Electrical – STM32 I2C Read Variable Length message from Slave

hal-libraryi2cmicrocontrollerstm32

I have two devices that must communicate over I2C. The master writes some data to the slave, and then it must read back a response from the slave.

Neither the slave nor the master knows the length of the message that should be received. On the Slave this is not a problem, I set the DMA to receive 255 bytes (more than the master will ever write in one message), and then wait for the STOP condition to be raised to signal the end of the transfer.

On the Master I can't figure out how to read a message from the slave without knowing how many bytes should be read. Is there a way to do this? My understanding is that the Master generates the STOP condition, so I can't use that.

I currently just read back one byte from the slave that contains the number of bytes that are to be transferred, and then do another read for that amount of data, but I am looking for a more efficient and faster way.

I am using STM32L433 MCU's and have used the LL-Libraries for the I2C code with DMA to transfer the messages to the peripheral.
Best Regards

Best Answer

Every byte transmitted over I2C requires acknowledgement.
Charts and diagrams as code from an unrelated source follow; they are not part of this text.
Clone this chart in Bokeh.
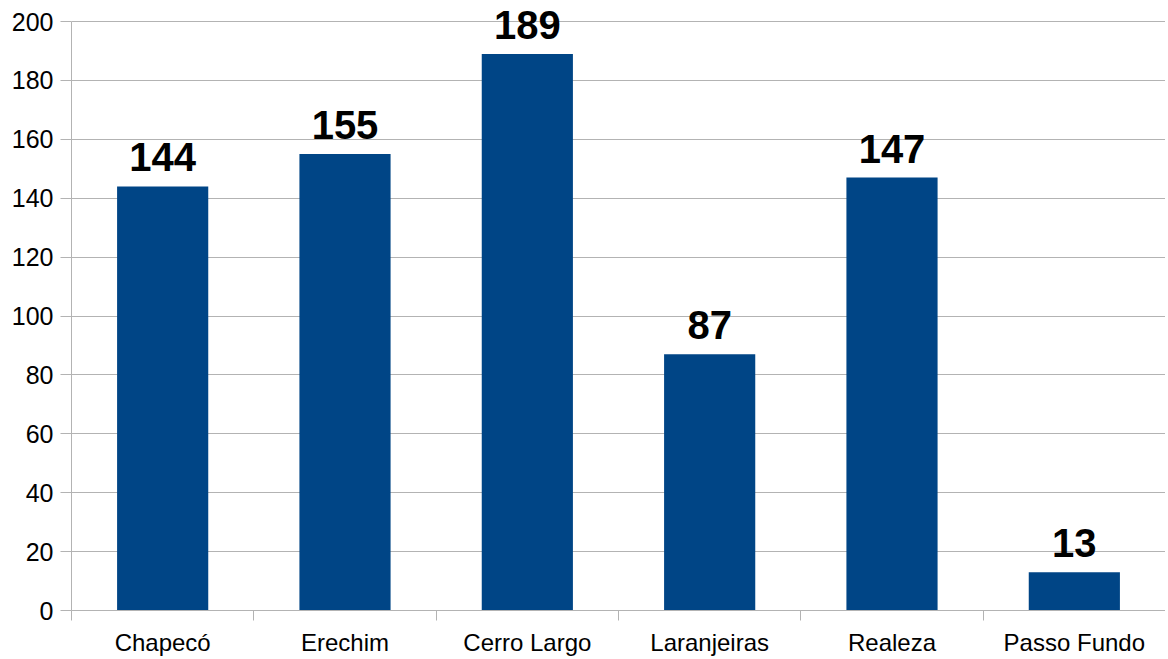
from bokeh.plotting import figure
from bokeh.models import ColumnDataSource, Range1d, FixedTicker
from bokeh.core.properties import value
from bokeh.embed import file_html
from bokeh.resources import INLINE

categories = ["Chapecó", "Erechim", "Cerro Largo", "Laranjeiras", "Realeza", "Passo Fundo"]
counts = [144, 155, 189, 87, 147, 13]
y_ticks = [0, 20, 40, 60, 80, 100, 120, 140, 160, 180, 200]

n = len(categories)
centers = [i + 0.5 for i in range(n)]
source = ColumnDataSource(dict(x=centers, top=counts, label=[str(c) for c in counts]))

# axis spans 0..200 over 589 px; the frame is extended to the top of the canvas
# so that the value labels above the tallest bar are not clipped
axis_px = 589
frame_px = 610
y_max = y_ticks[-1]
y_end = y_max * frame_px / axis_px

p = figure(frame_width=1094, frame_height=frame_px, output_backend="svg", toolbar_location=None,
           x_range=Range1d(0, n), y_range=Range1d(0, y_end),
           min_border_left=71, min_border_top=0, min_border_right=0, min_border_bottom=0)
p.outline_line_color = None
p.background_fill_color = "white"
p.border_fill_color = "white"

p.vbar(x="x", top="top", width=0.5, bottom=0, source=source, fill_color="#004586", line_color=None)
p.text(x="x", y="top", text="label", source=source, text_align="center", text_baseline="alphabetic",
       y_offset=-29, text_font=value("Liberation Sans"), text_font_style="bold",
       text_font_size="40px", text_color="black")

# y axis
p.yaxis.ticker = FixedTicker(ticks=y_ticks)
p.yaxis.bounds = (0, y_max)
p.yaxis.axis_line_color = "#b3b3b3"
p.yaxis.major_tick_line_color = "#b3b3b3"
p.yaxis.major_tick_out = 11
p.yaxis.major_tick_in = 0
p.yaxis.minor_tick_line_color = None
p.yaxis.major_label_text_font = "Liberation Sans"
p.yaxis.major_label_text_font_size = "25px"
p.yaxis.major_label_text_color = "black"
p.yaxis.major_label_standoff = 7

# x axis: labels at centers, ticks at boundaries
p.xaxis.ticker = FixedTicker(ticks=centers, minor_ticks=list(range(n + 1)))
p.xaxis.major_label_overrides = {c: cat for c, cat in zip(centers, categories)}
p.xaxis.axis_line_color = "#b3b3b3"
p.xaxis.major_tick_line_color = None
p.xaxis.major_tick_out = 0
p.xaxis.major_tick_in = 0
p.xaxis.minor_tick_line_color = "#b3b3b3"
p.xaxis.minor_tick_out = 10
p.xaxis.minor_tick_in = 0
p.xaxis.major_label_text_font = "Liberation Sans"
p.xaxis.major_label_text_font_size = "24px"
p.xaxis.major_label_text_color = "black"
p.xaxis.major_label_standoff = 8

p.xgrid.grid_line_color = None
p.ygrid.ticker = FixedTicker(ticks=y_ticks)
p.ygrid.grid_line_color = "#b3b3b3"

open("out.html", "w").write(file_html(p, INLINE))
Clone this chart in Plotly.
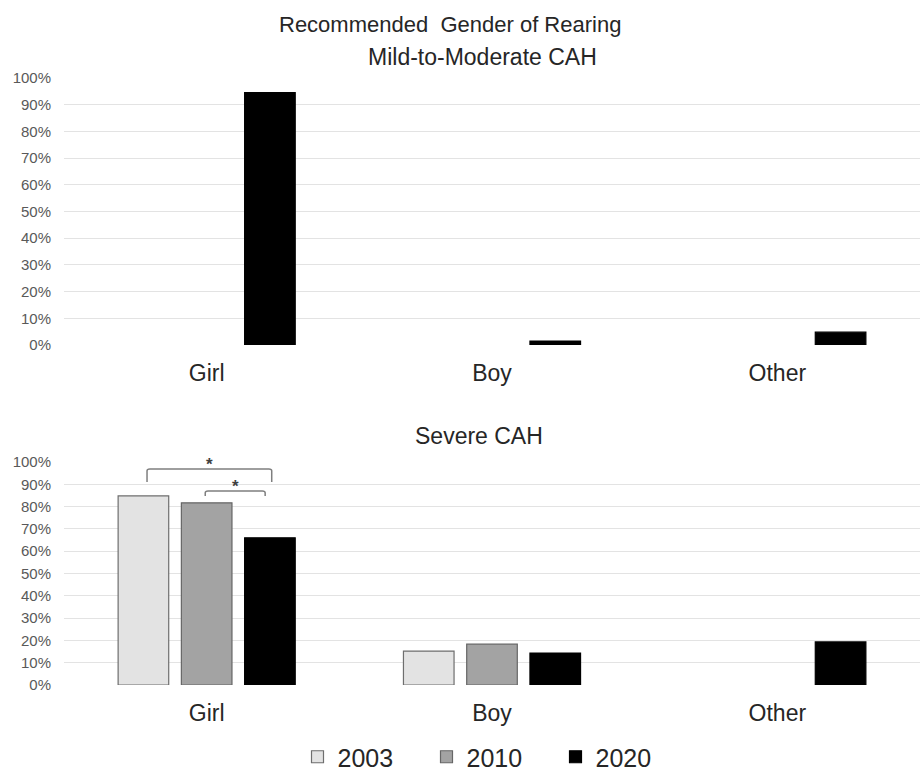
import plotly.graph_objects as go

categories = ["Girl", "Boy", "Other"]
years = ["2003", "2010", "2020"]
mild_2003 = [None, None, None]
mild_2010 = [None, None, None]
mild_2020 = [94.5, 1.5, 4.8]
severe_2003 = [84.8, 15.2, None]
severe_2010 = [81.7, 18.3, None]
severe_2020 = [66.0, 14.3, 19.3]
y_ticks = list(range(0, 101, 10))
y_ticktext = [f"{v}%" for v in y_ticks]

fills = ["#e3e3e3", "#a3a3a3", "#000000"]
outlines = ["#6e6e6e", "#666666", "#000000"]

FONT = "Liberation Sans, Arial, sans-serif"
fig = go.Figure()

mild = [mild_2003, mild_2010, mild_2020]
severe = [severe_2003, severe_2010, severe_2020]
for i, yr in enumerate(years):
    fig.add_trace(go.Bar(x=categories, y=mild[i], name=yr, marker=dict(color=fills[i], line=dict(color=outlines[i], width=1.2)),
                         xaxis="x", yaxis="y", showlegend=False, legendgroup=yr))
for i, yr in enumerate(years):
    fig.add_trace(go.Bar(x=categories, y=severe[i], name=yr, marker=dict(color=fills[i], line=dict(color=outlines[i], width=1.2)),
                         xaxis="x2", yaxis="y2", showlegend=True, legendgroup=yr))

xdom = [64 / 921, 920 / 921]
ax_common = dict(range=[0, 100], tickvals=y_ticks, ticktext=y_ticktext, showgrid=True, gridcolor="#e3e3e3", gridwidth=1.3,
                 zeroline=False, showline=False, tickfont=dict(family=FONT, size=15, color="#595959"), ticks="",
                 ticklabelstandoff=12, fixedrange=True)
xax_common = dict(showline=False, showgrid=False, ticks="", tickfont=dict(family=FONT, size=23, color="#262626"), ticklabelstandoff=12)

fig.update_layout(
    width=921, height=771,
    margin=dict(l=0, r=0, t=0, b=0, autoexpand=False),
    paper_bgcolor="white", plot_bgcolor="white",
    barmode="group", bargap=0.335, bargroupgap=0.2,
    xaxis=dict(domain=xdom, anchor="y", **xax_common),
    yaxis=dict(domain=[1 - 345 / 771, 1 - 78 / 771], anchor="x", **ax_common),
    xaxis2=dict(domain=xdom, anchor="y2", **xax_common),
    yaxis2=dict(domain=[1 - 685 / 771, 1 - 462 / 771], anchor="x2", **ax_common),
    legend=dict(orientation="h", x=491 / 921, xanchor="center", y=1 - 757 / 771, yanchor="middle",
                font=dict(family=FONT, size=25, color="#262626"), entrywidth=84, itemwidth=30,
                traceorder="normal"),
    font=dict(family=FONT),
)

annots = [
    dict(text="Recommended  Gender of Rearing", x=450 / 921, y=1 - 24 / 771, size=22),
    dict(text="Mild-to-Moderate CAH", x=482 / 921, y=1 - 57 / 771, size=23),
    dict(text="Severe CAH", x=479 / 921, y=1 - 436 / 771, size=23),
]
for a in annots:
    fig.add_annotation(text=a["text"], x=a["x"], y=a["y"], xref="paper", yref="paper", showarrow=False,
                       xanchor="center", yanchor="middle", font=dict(family=FONT, size=a["size"], color="#262626"))

# significance brackets
brackets = [(-0.209, 0.228, 96.9, 91.0), (-0.005, 0.205, 87.0, 84.8)]
for x0, x1, ytop, yend in brackets:
    fig.add_shape(type="path", xref="x2", yref="y2",
                  path=f"M {x0},{yend} L {x0},{ytop-0.8} Q {x0},{ytop} {x0+0.01},{ytop} L {x1-0.01},{ytop} Q {x1},{ytop} {x1},{ytop-0.8} L {x1},{yend}",
                  line=dict(color="#7f7f7f", width=1.5))
    fig.add_annotation(text="<b>*</b>", x=(x0 + x1) / 2, y=ytop - 3.2, xref="x2", yref="y2", showarrow=False,
                       yanchor="bottom", font=dict(family=FONT, size=17, color="#404040"))

fig.write_html("out.html", config={"displayModeBar": False},
               post_script="document.body.style.margin='0';document.body.style.overflow='hidden';")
When slave is transmitting data back to master it is the master's responsibility to either allow slave to continue (by replying ACK) or telling it to stop (by replying NACK).

So, if you send the number of bytes N available for reading first then your master can simply continue reading and replying with N-1 ACKs and finish it all up by replying NACK before issuing STOP condition.

Alternatively, if your data format allows it, you can mark the last byte as "end of data". For example 7-bit data can be marked by 1 bit high. The data that is a subset of 8-bit values can be marked by any value outside of that subset. Or you can reserve two values as ESC and EOD signals etc.

Note that all these methods are generally less efficient than sending one message length byte first. After all, even if there was some "magic" 1-bit way to end transmission from slave side in I2C protocol, you would be saving only 7 bit time on one transmission.